Storage Quota Alerts

LogPulse automatically sends notifications when your storage usage approaches plan limits:

Threshold	Notification	Action Required
80% of daily ingestion quota	Email to organization Owners	Review ingestion volume; consider upgrading or reducing log verbosity
90% of daily ingestion quota	Email and dashboard banner	Immediate action recommended; logs may be throttled at 100%
100% of daily ingestion quota	Ingestion throttling begins	Excess logs are queued for up to 1 hour; upgrade plan or reduce volume
80% of total storage quota	Email to organization Owners	Review retention policies; consider shorter retention or archival exports
95% of total storage quota	Email, dashboard banner, and Slack (if configured)	Immediate action required; oldest data may be deleted early to free space

Cleanup Recommendations

The Storage Dashboard includes automated cleanup recommendations based on your usage patterns:

Reduce debug log retention. If debug or trace level logs consume more than 30% of your storage, consider reducing their retention to 1-3 days or filtering them out during ingestion using pipelines.

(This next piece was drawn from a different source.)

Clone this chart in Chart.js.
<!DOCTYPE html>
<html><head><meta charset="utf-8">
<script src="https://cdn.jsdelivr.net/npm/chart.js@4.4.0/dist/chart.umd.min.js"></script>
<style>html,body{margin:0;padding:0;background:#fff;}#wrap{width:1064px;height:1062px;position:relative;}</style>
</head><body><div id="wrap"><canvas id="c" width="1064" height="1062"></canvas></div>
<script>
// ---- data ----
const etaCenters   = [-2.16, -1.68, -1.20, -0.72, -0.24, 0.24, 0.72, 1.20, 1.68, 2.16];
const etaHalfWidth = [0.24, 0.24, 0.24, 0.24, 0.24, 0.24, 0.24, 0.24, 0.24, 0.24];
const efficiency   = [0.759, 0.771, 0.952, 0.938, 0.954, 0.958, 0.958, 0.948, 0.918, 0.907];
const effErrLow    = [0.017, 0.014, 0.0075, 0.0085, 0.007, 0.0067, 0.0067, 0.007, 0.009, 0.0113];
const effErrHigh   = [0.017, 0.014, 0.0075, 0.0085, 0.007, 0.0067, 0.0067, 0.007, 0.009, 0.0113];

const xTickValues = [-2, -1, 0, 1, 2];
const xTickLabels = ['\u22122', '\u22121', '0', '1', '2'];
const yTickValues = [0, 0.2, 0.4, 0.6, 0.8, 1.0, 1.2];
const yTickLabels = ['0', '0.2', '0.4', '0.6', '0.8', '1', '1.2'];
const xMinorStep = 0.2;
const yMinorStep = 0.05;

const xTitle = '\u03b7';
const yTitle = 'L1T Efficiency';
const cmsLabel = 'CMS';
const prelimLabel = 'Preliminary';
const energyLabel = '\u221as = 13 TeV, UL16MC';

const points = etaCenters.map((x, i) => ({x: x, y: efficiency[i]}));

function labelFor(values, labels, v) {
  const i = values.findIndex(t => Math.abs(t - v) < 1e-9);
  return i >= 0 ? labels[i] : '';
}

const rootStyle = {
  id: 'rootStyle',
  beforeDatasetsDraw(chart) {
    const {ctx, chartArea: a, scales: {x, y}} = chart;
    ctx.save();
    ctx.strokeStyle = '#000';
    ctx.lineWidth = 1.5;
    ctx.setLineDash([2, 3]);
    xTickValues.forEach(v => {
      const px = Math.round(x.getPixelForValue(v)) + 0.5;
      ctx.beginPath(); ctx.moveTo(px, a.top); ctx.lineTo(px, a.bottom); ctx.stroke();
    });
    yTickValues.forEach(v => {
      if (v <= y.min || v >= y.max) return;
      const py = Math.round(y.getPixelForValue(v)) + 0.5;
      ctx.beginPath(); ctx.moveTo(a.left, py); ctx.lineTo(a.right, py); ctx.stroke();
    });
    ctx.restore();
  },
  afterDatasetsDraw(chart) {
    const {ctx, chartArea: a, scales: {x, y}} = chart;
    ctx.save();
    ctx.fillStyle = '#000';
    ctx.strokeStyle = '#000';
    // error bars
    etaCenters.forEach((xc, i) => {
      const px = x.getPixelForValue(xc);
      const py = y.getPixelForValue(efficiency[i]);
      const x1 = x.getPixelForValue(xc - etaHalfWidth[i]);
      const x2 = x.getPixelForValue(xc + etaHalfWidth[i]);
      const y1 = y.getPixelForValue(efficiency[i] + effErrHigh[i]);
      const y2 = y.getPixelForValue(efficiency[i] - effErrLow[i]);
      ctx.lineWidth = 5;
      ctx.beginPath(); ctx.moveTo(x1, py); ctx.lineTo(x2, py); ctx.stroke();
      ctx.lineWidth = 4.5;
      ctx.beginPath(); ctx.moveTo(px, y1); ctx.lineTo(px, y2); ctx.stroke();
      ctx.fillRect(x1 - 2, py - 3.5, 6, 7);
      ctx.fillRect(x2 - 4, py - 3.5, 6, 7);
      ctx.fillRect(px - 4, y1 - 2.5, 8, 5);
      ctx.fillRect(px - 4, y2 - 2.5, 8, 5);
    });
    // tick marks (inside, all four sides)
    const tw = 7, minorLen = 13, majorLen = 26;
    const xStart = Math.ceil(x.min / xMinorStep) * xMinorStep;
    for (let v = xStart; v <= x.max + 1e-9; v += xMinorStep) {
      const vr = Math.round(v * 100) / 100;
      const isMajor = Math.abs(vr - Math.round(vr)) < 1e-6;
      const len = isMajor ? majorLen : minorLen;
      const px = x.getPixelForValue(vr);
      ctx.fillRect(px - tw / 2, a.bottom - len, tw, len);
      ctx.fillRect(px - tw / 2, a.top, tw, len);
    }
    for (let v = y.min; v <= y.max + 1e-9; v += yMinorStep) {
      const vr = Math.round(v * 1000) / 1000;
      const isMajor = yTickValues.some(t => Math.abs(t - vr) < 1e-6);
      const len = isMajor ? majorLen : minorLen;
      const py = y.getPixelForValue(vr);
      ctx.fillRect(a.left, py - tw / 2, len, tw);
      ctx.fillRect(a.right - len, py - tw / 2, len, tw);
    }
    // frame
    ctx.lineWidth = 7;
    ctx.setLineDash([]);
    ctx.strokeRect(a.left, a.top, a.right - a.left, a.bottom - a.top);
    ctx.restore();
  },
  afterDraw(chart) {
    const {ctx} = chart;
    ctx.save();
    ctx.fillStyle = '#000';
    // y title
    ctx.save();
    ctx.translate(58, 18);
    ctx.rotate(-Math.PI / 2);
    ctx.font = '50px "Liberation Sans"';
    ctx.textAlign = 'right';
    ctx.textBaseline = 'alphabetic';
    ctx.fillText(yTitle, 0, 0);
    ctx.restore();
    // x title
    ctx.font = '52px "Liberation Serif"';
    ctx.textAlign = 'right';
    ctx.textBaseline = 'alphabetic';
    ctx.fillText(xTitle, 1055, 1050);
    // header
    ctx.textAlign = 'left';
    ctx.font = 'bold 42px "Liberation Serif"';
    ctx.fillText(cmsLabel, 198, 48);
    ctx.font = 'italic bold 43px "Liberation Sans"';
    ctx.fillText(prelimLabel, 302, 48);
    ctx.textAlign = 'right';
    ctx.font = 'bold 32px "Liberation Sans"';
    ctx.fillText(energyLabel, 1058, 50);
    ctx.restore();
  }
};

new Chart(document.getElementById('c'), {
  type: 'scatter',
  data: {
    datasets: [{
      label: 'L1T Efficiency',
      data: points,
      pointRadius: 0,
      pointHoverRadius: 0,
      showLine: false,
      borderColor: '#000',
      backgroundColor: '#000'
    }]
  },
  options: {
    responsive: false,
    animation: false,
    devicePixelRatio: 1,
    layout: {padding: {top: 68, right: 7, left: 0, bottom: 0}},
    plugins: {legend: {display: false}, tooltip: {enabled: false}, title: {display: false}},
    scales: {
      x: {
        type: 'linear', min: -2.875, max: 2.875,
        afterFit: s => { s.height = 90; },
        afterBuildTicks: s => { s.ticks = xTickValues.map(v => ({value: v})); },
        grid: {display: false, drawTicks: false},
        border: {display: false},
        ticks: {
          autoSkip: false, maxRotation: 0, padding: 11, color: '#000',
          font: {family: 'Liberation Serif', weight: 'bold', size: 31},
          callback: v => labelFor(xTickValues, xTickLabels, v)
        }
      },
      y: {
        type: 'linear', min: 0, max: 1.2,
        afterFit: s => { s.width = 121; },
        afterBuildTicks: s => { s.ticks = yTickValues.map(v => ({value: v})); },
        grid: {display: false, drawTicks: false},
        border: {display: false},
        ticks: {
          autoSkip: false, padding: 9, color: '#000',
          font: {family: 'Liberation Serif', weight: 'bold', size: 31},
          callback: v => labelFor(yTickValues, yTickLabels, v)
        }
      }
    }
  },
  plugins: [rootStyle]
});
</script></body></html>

Archive before deletion. For indexes approaching retention expiry, configure archival exports to preserve data in your own storage at a lower cost.

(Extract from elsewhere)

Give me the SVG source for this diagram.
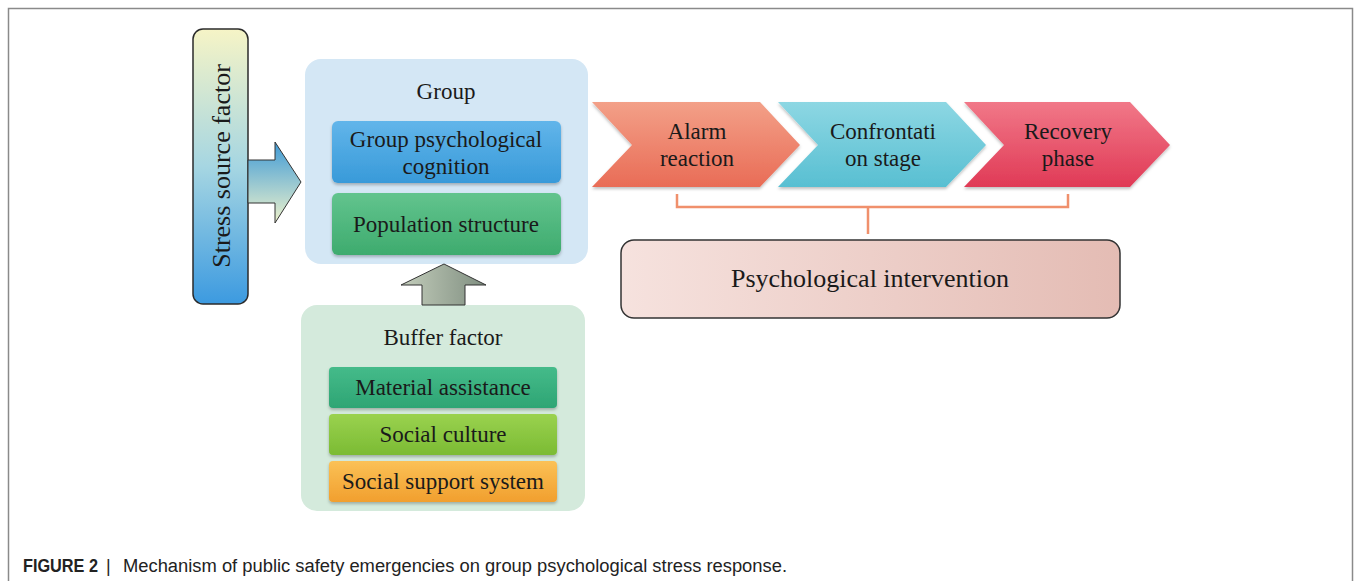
<svg xmlns="http://www.w3.org/2000/svg" width="1356" height="581" viewBox="0 0 1356 581">
<defs>
<style>
.t{font-family:"Liberation Serif","Times New Roman",serif;fill:#1a1a1a;text-anchor:middle;font-size:23px}
.big{font-size:26px}
.cap{font-family:"Liberation Sans",Arial,sans-serif;fill:#222;font-size:18px}
.inner{filter:url(#sh)}
</style>
<filter id="sh" x="-5%" y="-10%" width="110%" height="130%">
<feDropShadow dx="0" dy="2" stdDeviation="1.5" flood-color="#000" flood-opacity="0.25"/>
</filter>
<linearGradient id="gStress" x1="0" y1="0" x2="0" y2="1">
<stop offset="0" stop-color="#f6f4c6"/>
<stop offset="0.5" stop-color="#a6d6e2"/>
<stop offset="1" stop-color="#3c9ae0"/>
</linearGradient>
<linearGradient id="gArrR" x1="0" y1="0" x2="0" y2="1">
<stop offset="0" stop-color="#3f9ad6"/>
<stop offset="1" stop-color="#eef3cc"/>
</linearGradient>
<linearGradient id="gArrU" x1="0" y1="0" x2="1" y2="0">
<stop offset="0" stop-color="#c3cdbb"/>
<stop offset="1" stop-color="#7f8e80"/>
</linearGradient>
<linearGradient id="gBlue" x1="0" y1="0" x2="0" y2="1">
<stop offset="0" stop-color="#62b5ea"/>
<stop offset="1" stop-color="#389ad9"/>
</linearGradient>
<linearGradient id="gGreen" x1="0" y1="0" x2="0" y2="1">
<stop offset="0" stop-color="#62c48e"/>
<stop offset="1" stop-color="#3eab6e"/>
</linearGradient>
<linearGradient id="gTeal" x1="0" y1="0" x2="0" y2="1">
<stop offset="0" stop-color="#45bb8a"/>
<stop offset="1" stop-color="#2ea574"/>
</linearGradient>
<linearGradient id="gLime" x1="0" y1="0" x2="0" y2="1">
<stop offset="0" stop-color="#9ad24f"/>
<stop offset="1" stop-color="#7bbb33"/>
</linearGradient>
<linearGradient id="gOrange" x1="0" y1="0" x2="0" y2="1">
<stop offset="0" stop-color="#fbc156"/>
<stop offset="1" stop-color="#f19f2e"/>
</linearGradient>
<linearGradient id="gSalmon" x1="0" y1="0" x2="0" y2="1">
<stop offset="0" stop-color="#f3a088"/>
<stop offset="1" stop-color="#e96c56"/>
</linearGradient>
<linearGradient id="gCyan" x1="0" y1="0" x2="0" y2="1">
<stop offset="0" stop-color="#8dd7e3"/>
<stop offset="1" stop-color="#58bfd2"/>
</linearGradient>
<linearGradient id="gRed" x1="0" y1="0" x2="0" y2="1">
<stop offset="0" stop-color="#f17888"/>
<stop offset="1" stop-color="#e03a56"/>
</linearGradient>
<linearGradient id="gPink" x1="0" y1="0" x2="1" y2="0">
<stop offset="0" stop-color="#f6e2de"/>
<stop offset="1" stop-color="#e4bcb4"/>
</linearGradient>
</defs>
<rect width="1356" height="581" fill="#fff"/>
<path d="M8.5 581 V8.5 H1352.5 V581" fill="none" stroke="#8a8a8a" stroke-width="1.5"/>

<g id="stress">
<rect x="193" y="29" width="55" height="275" rx="10" fill="url(#gStress)" stroke="#2b2b2b" stroke-width="1.5"/>
<text class="t big" transform="translate(230 166) rotate(-90)">Stress source factor</text>
</g>

<g id="group">
<rect x="305" y="59" width="283" height="205" rx="16" fill="#d4e7f5"/>
<text class="t" x="446" y="99">Group</text>
</g>
<g id="cognition">
<rect class="inner" x="332" y="121" width="229" height="62" rx="6" fill="url(#gBlue)"/>
<text class="t" x="446" y="147">Group psychological</text>
<text class="t" x="446" y="174">cognition</text>
</g>
<g id="population">
<rect class="inner" x="332" y="193" width="229" height="62" rx="6" fill="url(#gGreen)"/>
<text class="t" x="446" y="232">Population structure</text>
</g>

<g id="buffer">
<rect x="301" y="305" width="284" height="206" rx="16" fill="#d4eadc"/>
<text class="t" x="443" y="345">Buffer factor</text>
</g>
<g id="material">
<rect class="inner" x="329" y="367" width="228" height="41" rx="4" fill="url(#gTeal)"/>
<text class="t" x="443" y="395">Material assistance</text>
</g>
<g id="culture">
<rect class="inner" x="329" y="414" width="228" height="41" rx="4" fill="url(#gLime)"/>
<text class="t" x="443" y="442">Social culture</text>
</g>
<g id="support">
<rect class="inner" x="329" y="461" width="228" height="41" rx="4" fill="url(#gOrange)"/>
<text class="t" x="443" y="489">Social support system</text>
</g>

<g id="alarm">
<polygon class="inner" points="592,102 760,102 800,145 760,187 592,187 632,145" fill="url(#gSalmon)"/>
<text class="t" x="697" y="139">Alarm</text>
<text class="t" x="697" y="166">reaction</text>
</g>
<g id="confrontation">
<polygon class="inner" points="778,102 946,102 986,145 946,187 778,187 818,145" fill="url(#gCyan)"/>
<text class="t" x="883" y="139">Confrontati</text>
<text class="t" x="883" y="166">on stage</text>
</g>
<g id="recovery">
<polygon class="inner" points="964,102 1130,102 1170,145 1130,187 964,187 1004,145" fill="url(#gRed)"/>
<text class="t" x="1068" y="139">Recovery</text>
<text class="t" x="1068" y="166">phase</text>
</g>

<g id="intervention">
<rect x="621" y="240" width="499" height="78" rx="13" fill="url(#gPink)" stroke="#333" stroke-width="1.5"/>
<text class="t big" x="870" y="287">Psychological intervention</text>
</g>

<g id="connectors">
<polygon points="248,160 275,160 275,142 301,182 275,223 275,203 248,203" fill="url(#gArrR)" stroke="#333" stroke-width="1"/>
<polygon points="422,305 422,285 401,285 444,264 486,285 465,285 465,305" fill="url(#gArrU)" stroke="#333" stroke-width="1"/>
<path d="M677 194 V207 H1068 V194 M868 207 V234" fill="none" stroke="#f0906c" stroke-width="2.5"/>
</g>

<g id="caption">
<text class="cap" x="23" y="572" font-weight="bold" textLength="75" lengthAdjust="spacingAndGlyphs">FIGURE 2</text>
<text class="cap" x="106" y="572">|</text>
<text class="cap" x="123" y="572" textLength="664" lengthAdjust="spacingAndGlyphs">Mechanism of public safety emergencies on group psychological stress response.</text>
</g>
</svg>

Drop unused fields. Large attribute payloads increase storage consumption. Use pipelines to drop fields that are never searched or filtered.

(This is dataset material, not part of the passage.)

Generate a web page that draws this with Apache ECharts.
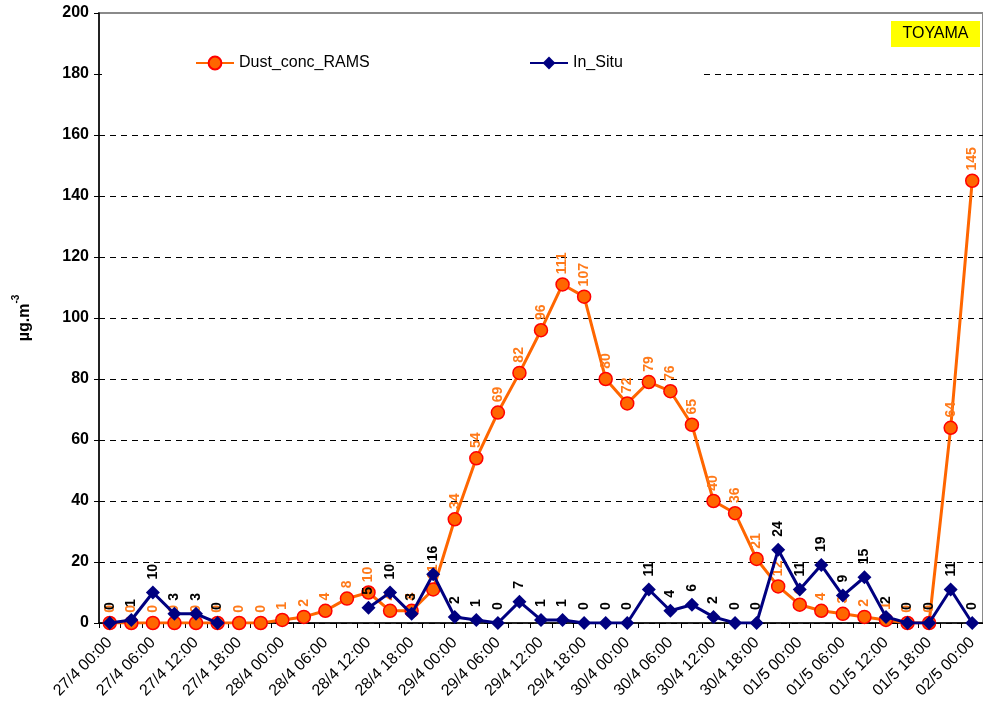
<!DOCTYPE html>
<html>
<head>
<meta charset="utf-8">
<script src="https://cdn.jsdelivr.net/npm/echarts@6/dist/echarts.min.js"></script>
<style>
  html, body { margin: 0; padding: 0; background: #fff; }
  #chart { width: 983px; height: 710px; }
</style>
</head>
<body>
<div id="chart"></div>
<script>
// 3-hourly time steps, 27 April 00:00 to 2 May 00:00
const categories = [
  '27/4 00:00', '27/4 03:00', '27/4 06:00', '27/4 09:00', '27/4 12:00', '27/4 15:00', '27/4 18:00', '27/4 21:00',
  '28/4 00:00', '28/4 03:00', '28/4 06:00', '28/4 09:00', '28/4 12:00', '28/4 15:00', '28/4 18:00', '28/4 21:00',
  '29/4 00:00', '29/4 03:00', '29/4 06:00', '29/4 09:00', '29/4 12:00', '29/4 15:00', '29/4 18:00', '29/4 21:00',
  '30/4 00:00', '30/4 03:00', '30/4 06:00', '30/4 09:00', '30/4 12:00', '30/4 15:00', '30/4 18:00', '30/4 21:00',
  '01/5 00:00', '01/5 03:00', '01/5 06:00', '01/5 09:00', '01/5 12:00', '01/5 15:00', '01/5 18:00', '01/5 21:00',
  '02/5 00:00'
];

// Modelled dust concentration (µg/m3)
const dustConcRams = [
  0, 0, 0, 0, 0, 0, 0, 0,
  1, 2, 4, 8, 10, 4, 4, 11,
  34, 54, 69, 82, 96, 111, 107, 80,
  72, 79, 76, 65, 40, 36, 21, 12,
  6, 4, 3, 2, 1, 0, 0, 64,
  145
];

// Observed concentration (µg/m3); null = no measurement
const inSitu = [
  0, 1, 10, 3, 3, 0, null, null,
  null, null, null, null, 5, 10, 3, 16,
  2, 1, 0, 7, 1, 1, 0, 0,
  0, 11, 4, 6, 2, 0, 0, 24,
  11, 19, 9, 15, 2, 0, 0, 11,
  0
];

const yTicks = { min: 0, max: 200, interval: 20 };

const FONT = 'Liberation Sans, Arial, sans-serif';
const ORANGE = '#FF6600';
const NAVY = '#000080';

const chart = echarts.init(document.getElementById('chart'), null, { renderer: 'canvas' });

const legendBase = {
  top: 55, padding: 0,
  itemWidth: 38, itemHeight: 16, itemGap: 4,
  textStyle: { fontFamily: FONT, fontSize: 16, color: '#000' }
};

chart.setOption({
  animation: false,
  backgroundColor: '#ffffff',
  textStyle: { fontFamily: FONT },
  grid: {
    left: 99, top: 13, width: 890, bottom: 87,
    show: true, borderColor: '#8a8a8a', borderWidth: 2, backgroundColor: 'transparent'
  },
  legend: [
    Object.assign({}, legendBase, { data: ['Dust_conc_RAMS'], left: 195 }),
    Object.assign({}, legendBase, { data: ['In_Situ'], left: 529 })
  ],
  graphic: [
    {
      type: 'rect', z: 1,
      shape: { x: 102, y: 22, width: 601, height: 88 },
      style: { fill: '#ffffff' }
    },
    {
      type: 'rect', z: 5,
      shape: { x: 891, y: 21, width: 89, height: 26 },
      style: { fill: '#FFFF00' }
    },
    {
      type: 'text', z: 6,
      x: 935.5, y: 34,
      style: {
        text: 'TOYAMA', fill: '#000', font: '16px ' + FONT,
        align: 'center', verticalAlign: 'middle'
      }
    }
  ],
  xAxis: {
    type: 'category',
    data: categories,
    boundaryGap: true,
    axisLine: { lineStyle: { color: '#000', width: 1.5 } },
    axisTick: { show: true, interval: 0, length: 5, lineStyle: { color: '#000' } },
    axisLabel: {
      interval: 1, rotate: 45, margin: 17,
      fontFamily: FONT, fontSize: 16, color: '#000'
    },
    splitLine: { show: false }
  },
  yAxis: {
    type: 'value',
    min: yTicks.min, max: yTicks.max, interval: yTicks.interval,
    name: '{a|µg.m}{b|-3}',
    nameLocation: 'middle',
    nameRotate: 90,
    nameGap: 66,
    nameTextStyle: {
      rich: {
        a: { fontFamily: FONT, fontSize: 16, fontWeight: 'bold', color: '#000', lineHeight: 22, verticalAlign: 'bottom' },
        b: { fontFamily: FONT, fontSize: 10, fontWeight: 'bold', color: '#000', lineHeight: 22, verticalAlign: 'top' }
      }
    },
    axisLine: { show: true, lineStyle: { color: '#000', width: 1.5 } },
    axisTick: { show: true, length: 5, lineStyle: { color: '#000' } },
    axisLabel: { fontFamily: FONT, fontSize: 16, fontWeight: 'bold', color: '#000', margin: 10 },
    splitLine: {
      show: true, showMaxLine: false,
      lineStyle: { color: '#000', width: 1, type: [6, 5] }
    }
  },
  series: [
    {
      name: 'Dust_conc_RAMS',
      type: 'line',
      data: dustConcRams,
      z: 2,
      symbol: 'circle',
      symbolSize: 13,
      lineStyle: { color: ORANGE, width: 3 },
      itemStyle: { color: ORANGE, borderColor: '#FF0000', borderWidth: 1.5 },
      label: {
        show: true, position: 'top', rotate: 90, distance: 3,
        align: 'left', verticalAlign: 'middle',
        fontFamily: FONT, fontSize: 14, fontWeight: 'bold', color: '#FF7A1A'
      }
    },
    {
      name: 'In_Situ',
      type: 'line',
      data: inSitu,
      z: 3,
      connectNulls: false,
      symbol: 'diamond',
      symbolSize: 14,
      lineStyle: { color: NAVY, width: 3 },
      itemStyle: { color: NAVY, borderColor: NAVY, borderWidth: 0 },
      label: {
        show: true, position: 'top', rotate: 90, distance: 6,
        align: 'left', verticalAlign: 'middle',
        fontFamily: FONT, fontSize: 14, fontWeight: 'bold', color: '#000'
      }
    }
  ]
});
</script>
</body>
</html>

Consolidate duplicate logs. If multiple sources emit the same log event (for example, sidecar and application both logging the same request), deduplicate at the ingestion layer.

Tip

Run a quarterly storage review. Check which indexes consume the most space, which fields are never queried, and whether your retention policies still match your operational and compliance needs.

Legal Hold

Legal hold prevents automatic deletion of logs that may be required for litigation, regulatory investigation, or compliance preservation. When a legal hold is active, data matching the hold criteria is exempt from retention policy deletion until the hold is explicitly released.

Configuration	Description
Hold by index	All logs in a specific index are preserved regardless of retention policy
Hold by query	Logs matching a LPQL query are preserved (e.g., source=auth-service AND level=error)
Hold by time range	All logs within a specific date range are preserved across all indexes

Legal holds are available on Business and Enterprise plans. To configure a legal hold, contact support or use the API:

Create a legal hold via API

curl -X POST https://api.logpulse.io/api/v1/legal-holds \
  -H "Content-Type: application/json" \
  -H "Authorization: Bearer $LOGPULSE_API_KEY" \
  -d '{
    "name": "Investigation 2026-Q1",
    "description": "Preserve auth logs for security investigation",
    "criteria": {
      "index": "security-audit",
      "query": "source=auth-service",
      "from": "2026-01-01T00:00:00Z",
      "to": "2026-03-31T23:59:59Z"
    }
  }'

Warning

Data under legal hold continues to consume storage and is billed at the applicable tier rate. Legal holds override all retention policies, including GDPR deletion requests for the held data. Consult your legal team before configuring holds.

Replay from Archive

Cold-tier and archived data can be rehydrated back to the warm tier for faster access during extended investigations. Replay makes historical data available with warm-tier query latency (1-5 seconds) instead of cold-tier latency (5-30 seconds).

Parameter	Value
Rehydration time	5-15 minutes per 100 GB
Rehydration target	Warm tier (HDD)
Billing	Rehydrated data billed at warm tier rate for the replay duration
Default replay TTL	7 days (configurable up to 30 days)
Trigger methods	Dashboard button or API call

Trigger archive replay via API

curl -X POST https://api.logpulse.io/api/v1/replay \
  -H "Content-Type: application/json" \
  -H "Authorization: Bearer $LOGPULSE_API_KEY" \
  -d '{
    "index": "security-audit",
    "from": "2025-12-01T00:00:00Z",
    "to": "2025-12-31T23:59:59Z",
    "ttl_days": 14
  }'

Once the replay completes, the rehydrated data appears in the Log Explorer alongside live data. Queries automatically span both live and replayed data. After the replay TTL expires, the rehydrated copy is deleted and the data returns to cold storage.

Tip

Use replay sparingly for targeted investigations. For recurring access to historical data, consider extending the warm tier retention for the relevant index instead.